◆ **EXERCISE GOAL**: Scan the data below and pick out the lines containing the word "that".

◆ **ENTRIES PROVIDED**:
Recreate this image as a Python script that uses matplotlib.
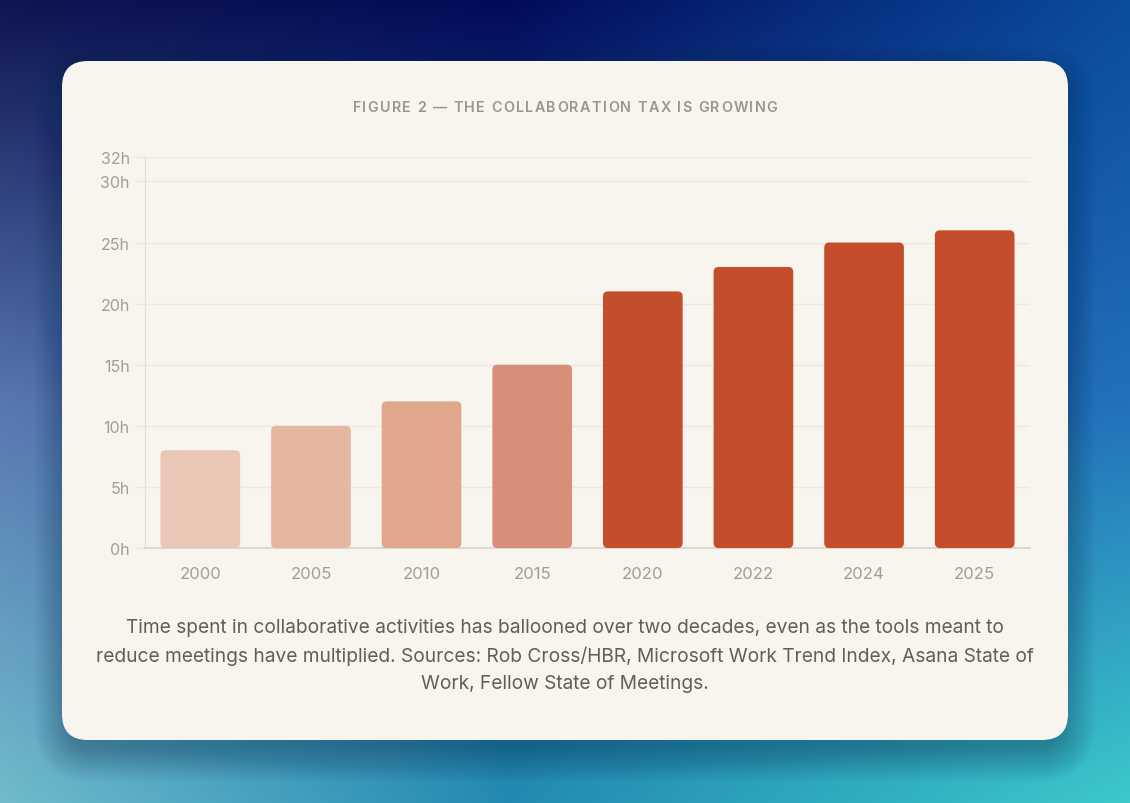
import numpy as np
import matplotlib
matplotlib.use("Agg")
import matplotlib.pyplot as plt
from matplotlib.patches import FancyBboxPatch

# ---------------- data ----------------
years = ["2000", "2005", "2010", "2015", "2020", "2022", "2024", "2025"]
hours = [8, 10, 12, 15, 21, 23, 25, 26]
bar_colors = ["#E9C6B6", "#E5B6A0", "#E0A78C", "#D88F7A",
              "#C44E2C", "#C44E2C", "#C44E2C", "#C44E2C"]
ytick_vals = [0, 5, 10, 15, 20, 25, 30, 32]
ytick_labels = [f"{v}h" for v in ytick_vals]
title = "FIGURE 2 — THE COLLABORATION TAX IS GROWING"
caption = ("Time spent in collaborative activities has ballooned over two decades, even as the tools meant to\n"
           "reduce meetings have multiplied. Sources: Rob Cross/HBR, Microsoft Work Trend Index, Asana State of\n"
           "Work, Fellow State of Meetings.")

plt.rcParams['font.family'] = ['Inter', 'DejaVu Sans']

W, H = 1130, 804
fig = plt.figure(figsize=(W / 100, H / 100), dpi=100)

# ---------------- background ----------------
bg = fig.add_axes([0, 0, 1, 1])
bg.set_xlim(0, W)
bg.set_ylim(H, 0)
bg.axis("off")

ctrl_x = [0.0, 0.45, 1.0]
ctrl_y = [0.0, 0.5, 1.0]
G = np.array([
    [(14, 20, 80), (2, 10, 88), (10, 76, 158)],
    [(88, 118, 176), (40, 92, 170), (34, 112, 186)],
    [(112, 188, 204), (34, 138, 178), (60, 202, 202)],
], dtype=float) / 255.0
xs = np.linspace(0, 1, W)
ys = np.linspace(0, 1, H)
img = np.zeros((H, W, 3))
wy = np.array([np.interp(ys, ctrl_y, np.eye(3)[k]) for k in range(3)])  # 3 x H
for c in range(3):
    rows = np.array([np.interp(xs, ctrl_x, G[r, :, c]) for r in range(3)])  # 3 x W
    img[:, :, c] = wy.T @ rows
bg.imshow(np.clip(img, 0, 1), extent=(0, W, H, 0), aspect="auto", zorder=0)

# card shadow (soft, mostly below)
cx0, cy0, cx1, cy1 = 62, 62, 1068, 741
for i in range(16):
    e = i * 2.2
    sh = FancyBboxPatch((cx0 - e + 6, cy0 - e + 18), (cx1 - cx0) + 2 * e - 12, (cy1 - cy0) + 2 * e - 10,
                        boxstyle=f"round,pad=0,rounding_size={26 + e}",
                        facecolor="#0A2A48", edgecolor="none", alpha=0.022, zorder=1)
    bg.add_patch(sh)

card = FancyBboxPatch((cx0, cy0), cx1 - cx0, cy1 - cy0,
                      boxstyle="round,pad=0,rounding_size=26",
                      facecolor="#F8F4EE", edgecolor="none", zorder=2)
bg.add_patch(card)

# spaced title
def spaced_text(ax, s, xc, y, spacing, **kw):
    r = fig.canvas.get_renderer()
    def width(t):
        tt = ax.text(0, 0, t, **kw)
        w = tt.get_window_extent(renderer=r).width
        tt.remove()
        return w
    wI = width("I")
    offs = [width(s[:i] + "I") - wI if i > 0 else 0.0 for i in range(len(s))]
    total = width(s) + spacing * (len(s) - 1)
    x0 = xc - total / 2
    for i, ch in enumerate(s):
        if ch == " ":
            continue
        ax.text(x0 + offs[i] + i * spacing, y, ch, ha="left", va="center", **kw)

spaced_text(bg, title, 565, 108, 1.4, fontsize=10.3, color="#9B958D",
            fontweight="semibold", zorder=5)

bg.text(565, 656, caption, ha="center", va="center", fontsize=13.8, color="#625D57",
        linespacing=1.6, zorder=5)

# ---------------- chart ----------------
ax = fig.add_axes([145 / W, (H - 549) / H, (1030 - 145) / W, (549 - 158) / H])
ax.set_facecolor("none")
x = np.arange(len(years))
bars = ax.bar(x, hours, width=0.72, color=bar_colors)
ax.set_xlim(-0.5, len(years) - 0.5)
ax.set_ylim(0, 32)

px_x = (1030 - 145) / len(years)
px_y = (549 - 158) / 32.0
rad_px = 5.0
for b in bars:
    bx, by = b.get_x(), b.get_y()
    bw, bh = b.get_width(), b.get_height()
    col = b.get_facecolor()
    b.remove()
    p = FancyBboxPatch((bx, by), bw, bh,
                       boxstyle=f"round,pad=0,rounding_size={rad_px / px_x}",
                       mutation_aspect=px_x / px_y,
                       facecolor=col, edgecolor="none", zorder=3)
    ax.add_patch(p)

ax.set_xticks(x)
ax.set_xticklabels(years)
ax.set_yticks(ytick_vals)
ax.set_yticklabels(ytick_labels)
grid_c = "#EEE8E0"
ax.yaxis.grid(True, color=grid_c, lw=1)
ax.set_axisbelow(True)
ax.tick_params(axis="y", length=7, width=1, color=grid_c, pad=4,
               labelsize=11.5, labelcolor="#A39D96")
ax.tick_params(axis="x", length=0, pad=13, labelsize=12, labelcolor="#A39D96")
for s in ["top", "right"]:
    ax.spines[s].set_visible(False)
ax.spines["left"].set_color("#E3DDD5")
ax.spines["bottom"].set_color("#D8D2CA")
ax.spines["bottom"].set_linewidth(1.2)

fig.savefig("out.png", dpi=100)
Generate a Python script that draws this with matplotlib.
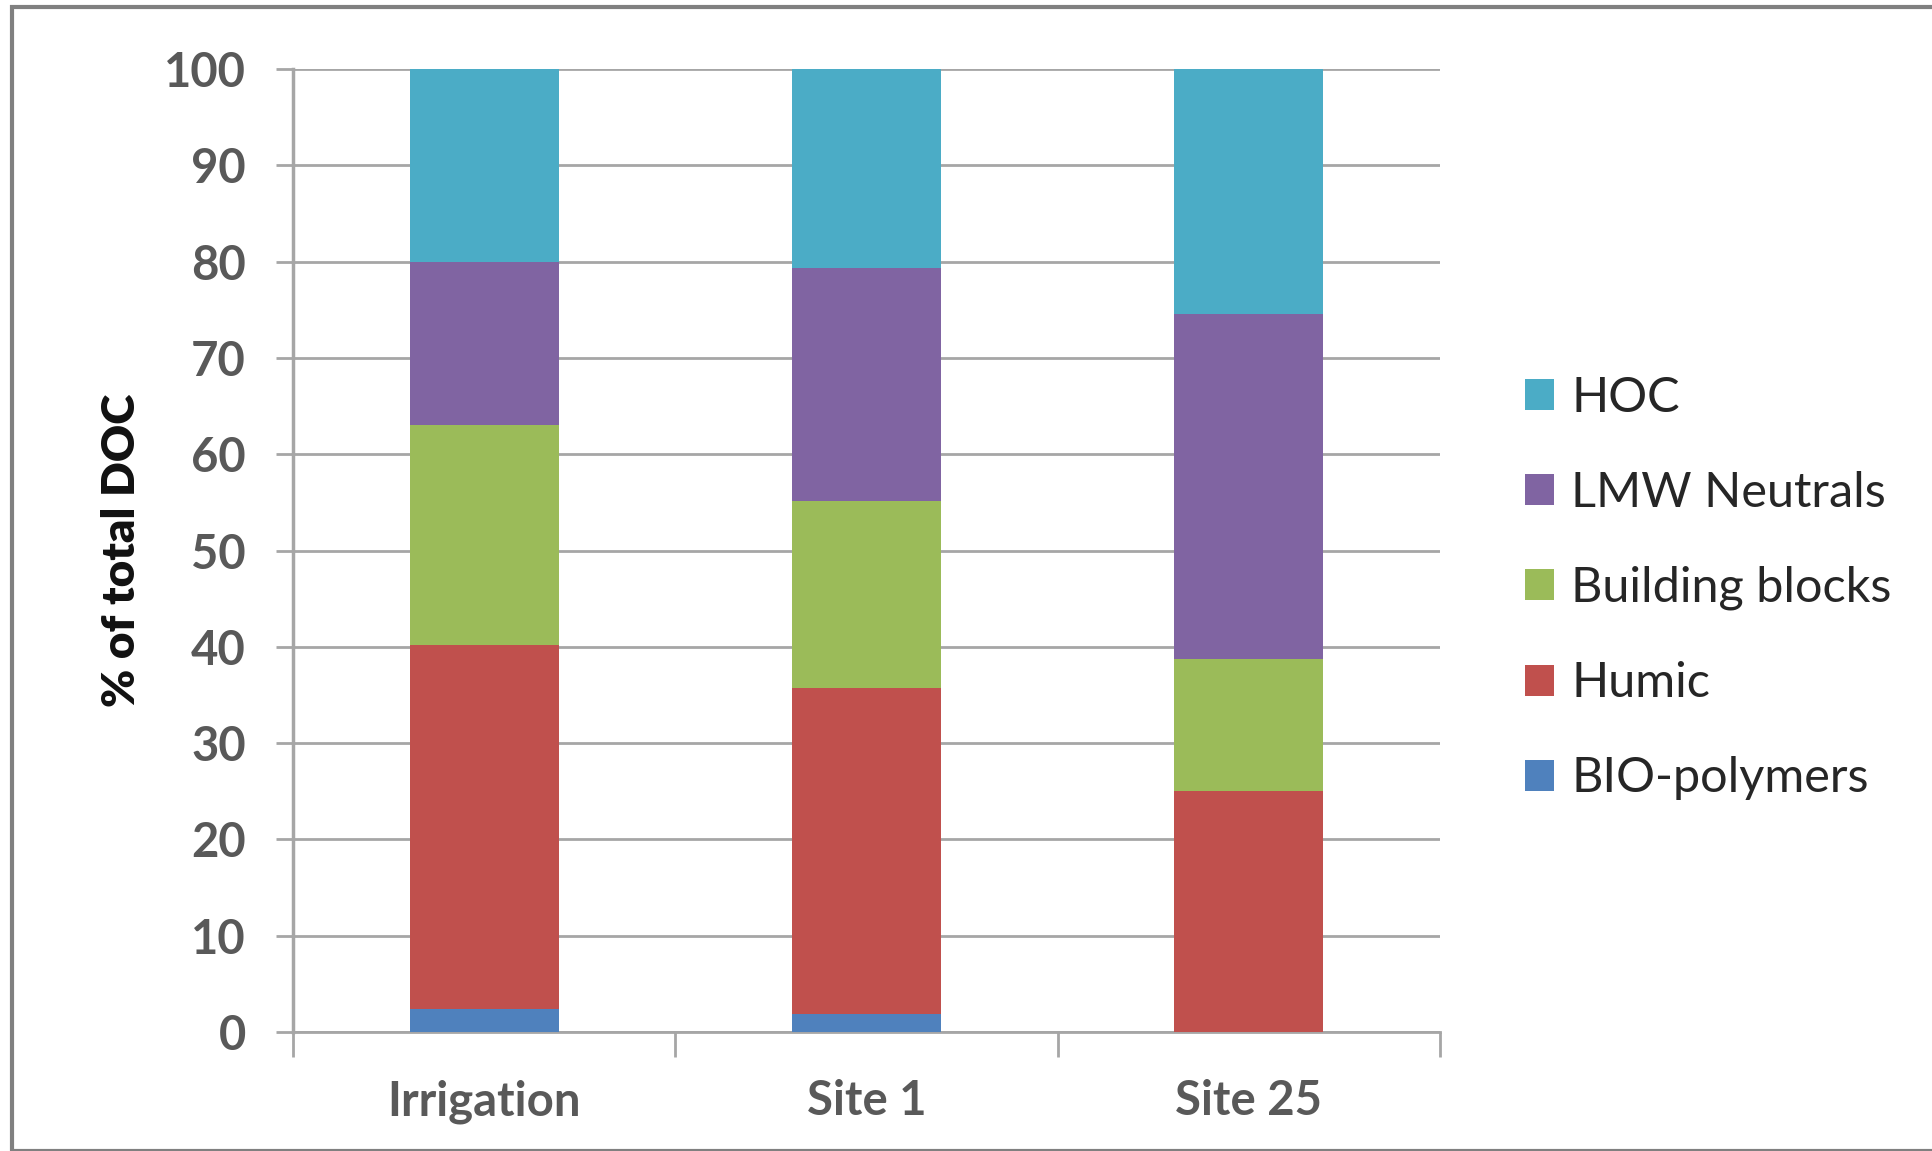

◆ **RESPONSE TO THE TASK**:
Recreate this image as a Python script that uses matplotlib.
Generate a Python script that draws this with matplotlib.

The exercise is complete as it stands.